Dr. Mary Jo Ondrechen is an American chemist, educator, researcher, community leader and activist. She serves as Professor of Chemistry and Chemical Biology and Principal Investigator of the Computational Biology Research Group at Northeastern University in Boston, Massachusetts. Ondrechen received an American Chemical Society certified bachelor’s degree in chemistry from Reed College, Portland, Oregon. She pursued doctoral studies in Chemistry and Chemical Physics at Northwestern University, Evanston, Illinois, and earned the Ph.D. degree, under the direction of Mark A. Ratner. After postdoctoral research appointments at the University of Chicago and at Tel-Aviv University in Israel, the latter as a NATO Postdoctoral Fellow, she joined the faculty at Northeastern University in Boston, Massachusetts.

Research:

The Ondrechen Research Group (The O.R.G.) is based in the Department of Chemistry and Chemical Biology at Northeastern University in Boston, USA.

Our work spans the areas of theoretical and computational chemistry, computational biology, bioinformatics, protein design, and drug discovery.

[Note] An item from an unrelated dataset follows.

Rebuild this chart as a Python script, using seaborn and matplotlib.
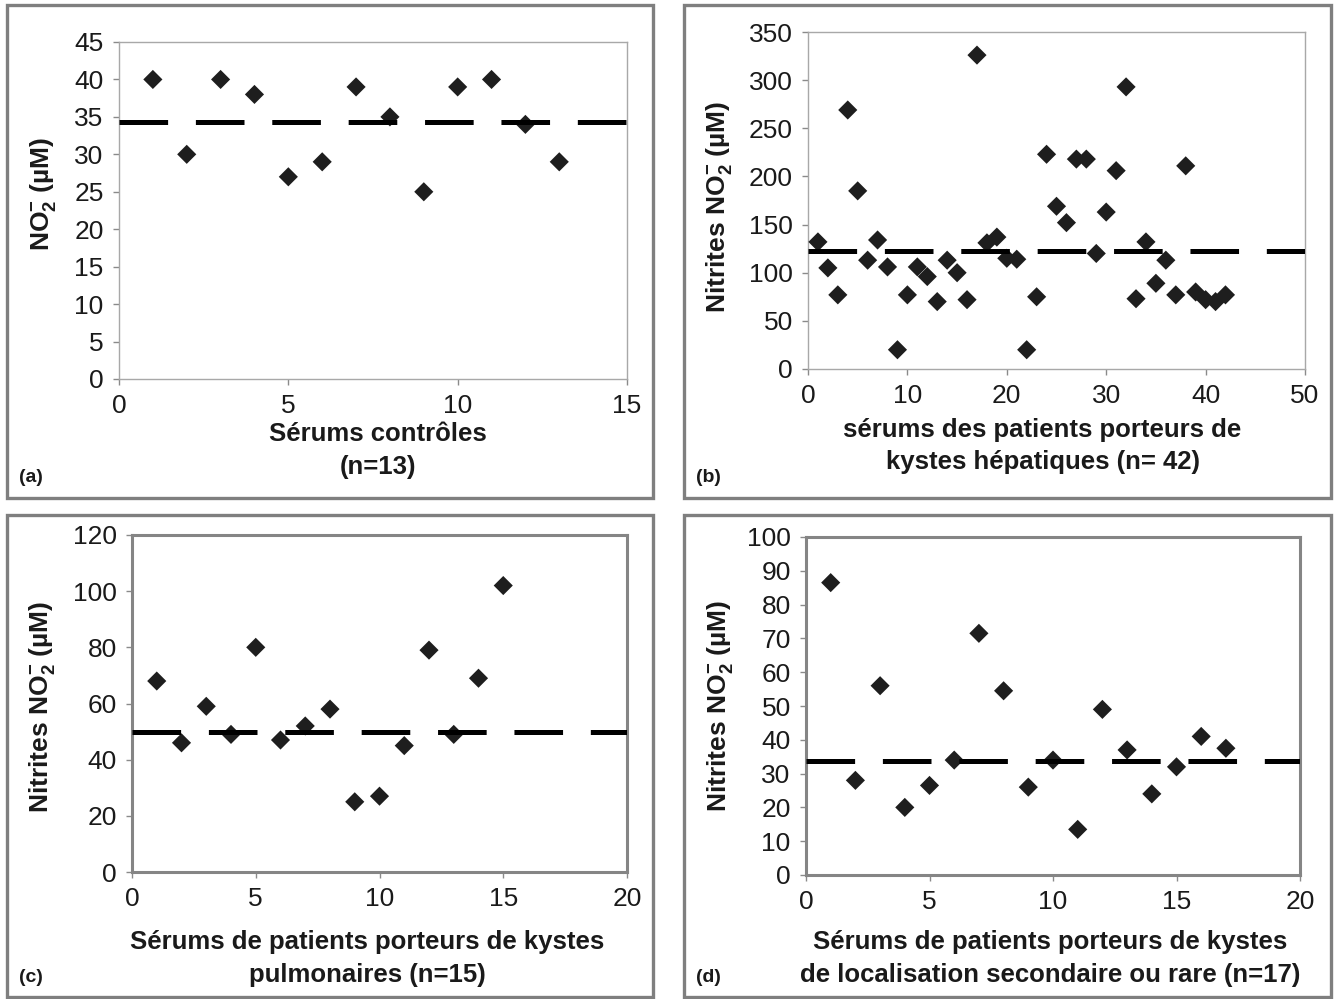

We have collaborators in experimental chemical biology, experimental biophysics, protein engineering, medicinal chemistry, mathematics, and computer science.  Areas of interest include functional genomics – predicting the biochemical functional roles of gene products (proteins), protein engineering, providing computational guidance for drug discovery, and understanding the fundamental basis for enzyme catalysis.